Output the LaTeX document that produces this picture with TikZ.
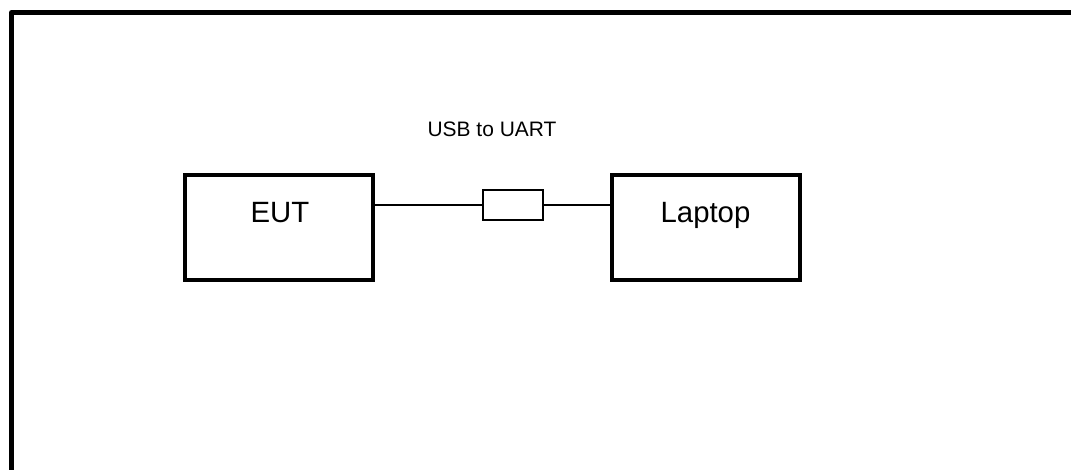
\documentclass[tikz,border=0pt]{standalone}
\usepackage{fontspec}
\setmainfont{Liberation Sans}
\usetikzlibrary{positioning}

\tikzset{
	unitbox/.style={draw, line width=3pt, rectangle, inner sep=0pt, minimum width=141pt, minimum height=78.75pt},
	boxlabel/.style={anchor=base, inner sep=0pt, font=\fontsize{22pt}{26pt}\selectfont},
	adapter/.style={draw, line width=0.8pt, rectangle, inner sep=0pt, minimum width=45pt, minimum height=22.5pt},
	cable/.style={line width=1.1pt},
}

\begin{document}
\begin{tikzpicture}[x=0.75pt,y=0.75pt,yscale=-1]
		\useasboundingbox (0,0) rectangle (1071,470);
		
		%Frame [id:frame]
		\draw [line width=3.75pt, line join=round]  (11.5,480) -- (11.5,12.5) -- (1080,12.5) ;
		
		%Shape: Rectangle [id:eut]
		\node [unitbox] (eut) at (279,227.5) {};
		%Shape: Rectangle [id:laptop]
		\node [unitbox] (laptop) at (705.5,227.5) {};
		%Shape: Rectangle [id:adapter]
		\node [adapter] (usb) at (513,205) {};
		
		%Straight Lines [id:cable1]
		\draw [cable]  (usb.west) -- (usb.west -| eut.east) ;
		%Straight Lines [id:cable2]
		\draw [cable]  (usb.east) -- (usb.east -| laptop.west) ;
		
		% Text Node
		\node [boxlabel] (euttxt) at (280,223) {EUT};
		% Text Node
		\node [boxlabel] (laptoptxt) at (705.5,223) {Laptop};
		% Text Node
		\node [anchor=base, inner sep=0pt, font=\fontsize{15.7pt}{19pt}\selectfont] (usbtxt) at (492,137) {USB to UART};
	\end{tikzpicture}
\end{document}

+-------+

## Your objective
Without any pictures, reproduce the lines from the first one in the material through the line that has "[adapter] (usb) at", exactly as they appear.

## Reply to the task
Output the LaTeX document that produces this picture with TikZ.
\documentclass[tikz,border=0pt]{standalone}
\usepackage{fontspec}
\setmainfont{Liberation Sans}
\usetikzlibrary{positioning}

\tikzset{
	unitbox/.style={draw, line width=3pt, rectangle, inner sep=0pt, minimum width=141pt, minimum height=78.75pt},
	boxlabel/.style={anchor=base, inner sep=0pt, font=\fontsize{22pt}{26pt}\selectfont},
	adapter/.style={draw, line width=0.8pt, rectangle, inner sep=0pt, minimum width=45pt, minimum height=22.5pt},
	cable/.style={line width=1.1pt},
}

\begin{document}
\begin{tikzpicture}[x=0.75pt,y=0.75pt,yscale=-1]
		\useasboundingbox (0,0) rectangle (1071,470);
		
		%Frame [id:frame]
		\draw [line width=3.75pt, line join=round]  (11.5,480) -- (11.5,12.5) -- (1080,12.5) ;
		
		%Shape: Rectangle [id:eut]
		\node [unitbox] (eut) at (279,227.5) {};
		%Shape: Rectangle [id:laptop]
		\node [unitbox] (laptop) at (705.5,227.5) {};
		%Shape: Rectangle [id:adapter]
		\node [adapter] (usb) at (513,205) {};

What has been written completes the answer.